Carbon budget: Germany's government dodges climate action's key figure – researcher
[Correction: Stefan Rahmstorf is head of the department for Earth System Analysis at the PIK, not the leader of the whole institution.]
The remaining carbon budget available to Germany and indeed the whole world under the terms of the Paris Climate Agreement is a crucial component of any government's climate policy – but Chancellor Angela Merkel's administration has repeatedly dodged mentioning "climate action's most important figure" in its climate package announcements, writes physicist Stefan Rahmstorf, head of the department for earth system analysis at the Potsdam Institute for Climate Research (PIK) in a guest article for Spiegel Online. If global warming was to be limited to about 1.5 degrees Celsius, mankind would have had a remaining budget of 580 billion tonnes of CO2 at the beginning of 2018, Rahmstorf says.
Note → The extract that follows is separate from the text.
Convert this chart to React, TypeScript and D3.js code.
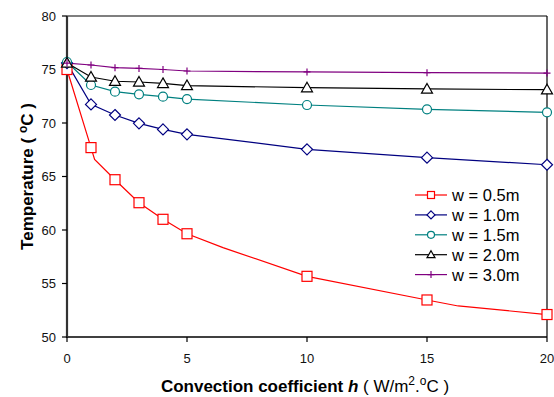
import React from 'react'
import * as d3 from 'd3'

// convection coefficient h (W/m2.oC)
const hValues = [0, 1, 2, 3, 4, 5, 10, 15, 20]

// temperature per width w
const w05 = [75.0, 67.7, 64.7, 62.55, 61.0, 59.65, 55.67, 53.46, 52.1]
const w10 = [75.6, 71.74, 70.75, 69.97, 69.4, 68.94, 67.54, 66.76, 66.1]
const w15 = [75.7, 73.55, 72.93, 72.68, 72.46, 72.24, 71.68, 71.28, 71.0]
const w20 = [75.6, 74.3, 73.9, 73.83, 73.7, 73.5, 73.3, 73.18, 73.11]
const w30 = [75.6, 75.42, 75.17, 75.1, 75.0, 74.86, 74.77, 74.7, 74.67]

// red curve has extra vertices without markers
const w05LineH = [0, 1, 1.15, 2, 3, 4, 5, 6.5, 10, 15, 16.3, 20]
const w05LineT = [75.0, 67.7, 66.6, 64.7, 62.55, 61.0, 59.65, 58.35, 55.67, 53.46, 52.9, 52.1]

const xTicks = [0, 5, 10, 15, 20]
const yTicks = [50, 55, 60, 65, 70, 75, 80]

const seriesNames = ['w = 0.5m', 'w = 1.0m', 'w = 1.5m', 'w = 2.0m', 'w = 3.0m']
const seriesColors = ['#ff0000', '#000080', '#008080', '#000000', '#800080']
const seriesMarkers = ['square', 'diamond', 'circle', 'triangle', 'plus']
const seriesValues = [w05, w10, w15, w20, w30]

const font = 'Liberation Sans, Arial, sans-serif'

const Marker = ({ type, x, y, color, s }: any) => {
  if (type === 'square')
    return <rect x={x - s / 2} y={y - s / 2} width={s} height={s} fill="#fff" stroke={color} strokeWidth={1.2} />
  if (type === 'diamond') {
    const r = s / 2 + 0.5
    return <path d={`M${x},${y - r}L${x + r},${y}L${x},${y + r}L${x - r},${y}Z`} fill="#fff" stroke={color} strokeWidth={1.2} />
  }
  if (type === 'circle')
    return <circle cx={x} cy={y} r={s / 2} fill="#fff" stroke={color} strokeWidth={1.2} />
  if (type === 'triangle') {
    const r = s / 2 + 0.5
    return <path d={`M${x},${y - r}L${x + r},${y + r * 0.75}L${x - r},${y + r * 0.75}Z`} fill="#fff" stroke={color} strokeWidth={1.2} />
  }
  const r = s / 2 - 0.5
  return <path d={`M${x - r},${y}H${x + r}M${x},${y - r}V${y + r}`} stroke={color} strokeWidth={1.2} />
}

const App = () => {
  const width = 554
  const height = 397
  const left = 67
  const right = 547
  const top = 16
  const bottom = 337

  const x = d3.scaleLinear().domain([0, 20]).range([left, right])
  const y = d3.scaleLinear().domain([50, 80]).range([bottom, top])

  const line = d3.line<[number, number]>().x((d) => x(d[0])).y((d) => y(d[1]))

  const legendX = 415
  const legendY = 195
  const legendStep = 19.9

  return (
    <div style={{ position: 'absolute', left: 0, top: 0 }}>
      <svg width={width} height={height} style={{ display: 'block', background: '#fff' }} fontFamily={font}>
        {/* frame */}
        <line x1={left} x2={right} y1={top} y2={top} stroke="#000" strokeWidth={1.2} />
        <line x1={right} x2={right} y1={top} y2={bottom} stroke="#000" strokeWidth={1.2} />
        <line x1={left} x2={right} y1={bottom} y2={bottom} stroke="#000" strokeWidth={1.4} />
        <line x1={left} x2={left} y1={top} y2={bottom + 1} stroke="#333" strokeWidth={2.2} />

        {yTicks.map((t) => (
          <g key={t}>
            <line x1={left - 5} x2={left} y1={y(t)} y2={y(t)} stroke="#000" strokeWidth={1.2} />
            <text x={56} y={y(t)} dy="0.35em" textAnchor="end" fontSize={13} fill="#111">{t}</text>
          </g>
        ))}
        {xTicks.map((t) => (
          <g key={t}>
            <line x1={x(t)} x2={x(t)} y1={bottom} y2={bottom + 5} stroke="#000" strokeWidth={1.2} />
            <text x={x(t)} y={363} textAnchor="middle" fontSize={13} fill="#111">{t}</text>
          </g>
        ))}

        {/* series */}
        {seriesValues.map((vals, i) => {
          const pts: [number, number][] =
            i === 0 ? w05LineH.map((h, j) => [h, w05LineT[j]]) : hValues.map((h, j) => [h, vals[j]])
          return (
            <path key={'l' + i} d={line(pts) || ''} fill="none" stroke={seriesColors[i]} strokeWidth={1.2} />
          )
        })}
        {seriesValues.map((vals, i) =>
          vals.map((v, j) => (
            <Marker key={'m' + i + '-' + j} type={seriesMarkers[i]} x={x(hValues[j])} y={y(v)} color={seriesColors[i]}
              s={seriesMarkers[i] === 'plus' ? 8 : seriesMarkers[i] === 'circle' ? 9 : 10} />
          ))
        )}

        {/* legend */}
        {seriesNames.map((name, i) => {
          const ly = legendY + i * legendStep
          return (
            <g key={name}>
              <line x1={legendX} x2={legendX + 32} y1={ly} y2={ly} stroke={seriesColors[i]} strokeWidth={1.2} />
              <Marker type={seriesMarkers[i]} x={legendX + 16} y={ly} color={seriesColors[i]} s={seriesMarkers[i] === 'plus' ? 8 : 7} />
              <text x={legendX + 37} y={ly} dy="0.36em" fontSize={16.5} fill="#000">{name}</text>
            </g>
          )
        })}

        {/* axis titles */}
        <text transform={`translate(33,${(top + bottom) / 2}) rotate(-90)`} textAnchor="middle" fontSize={17} fontWeight="bold" fill="#000">
          Temperature ( <tspan fontSize={12} dy={-6}>o</tspan><tspan dy={6}>C )</tspan>
        </text>
        <text x={305} y={392} textAnchor="middle" fontSize={17} fill="#000">
          <tspan fontWeight="bold">Convection coefficient </tspan>
          <tspan fontWeight="bold" fontStyle="italic">h</tspan>
          <tspan>  ( W/m</tspan>
          <tspan fontSize={12} dy={-7}>2</tspan>
          <tspan dy={7}>.</tspan>
          <tspan fontSize={12} dy={-7}>o</tspan>
          <tspan dy={7}>C )</tspan>
        </text>
      </svg>
    </div>
  )
}

export default App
Even if they were fully adhered to, Germany's climate targets mean that the country would emit another 13 billion tonnes until 2050 - a share of the remaining budget which is about twice the size of Germany's share of the global population (1.1 percent). "How does Germany's government justify its claim to having this disproportionate CO2 output?," Rahmstorf asks, arguing that the government chooses to avoid talking about these figures due to it lacking an answer.
The German climate targets stipulate that carbon emissions fall by 55 percent compared to 1990 levels by 2030, 70 percent by 2040 and that the country becomes completely climate-neutral by 2050. The reduction target for 2020 of 40 percent will likely be widely missed by a margin of 7 percentage points, according to government estimates. The new climate package is meant to ensure that future targets are met, but, according to critics, these are set too low anyway and fulfilment is by no means guaranteed through the package's measures.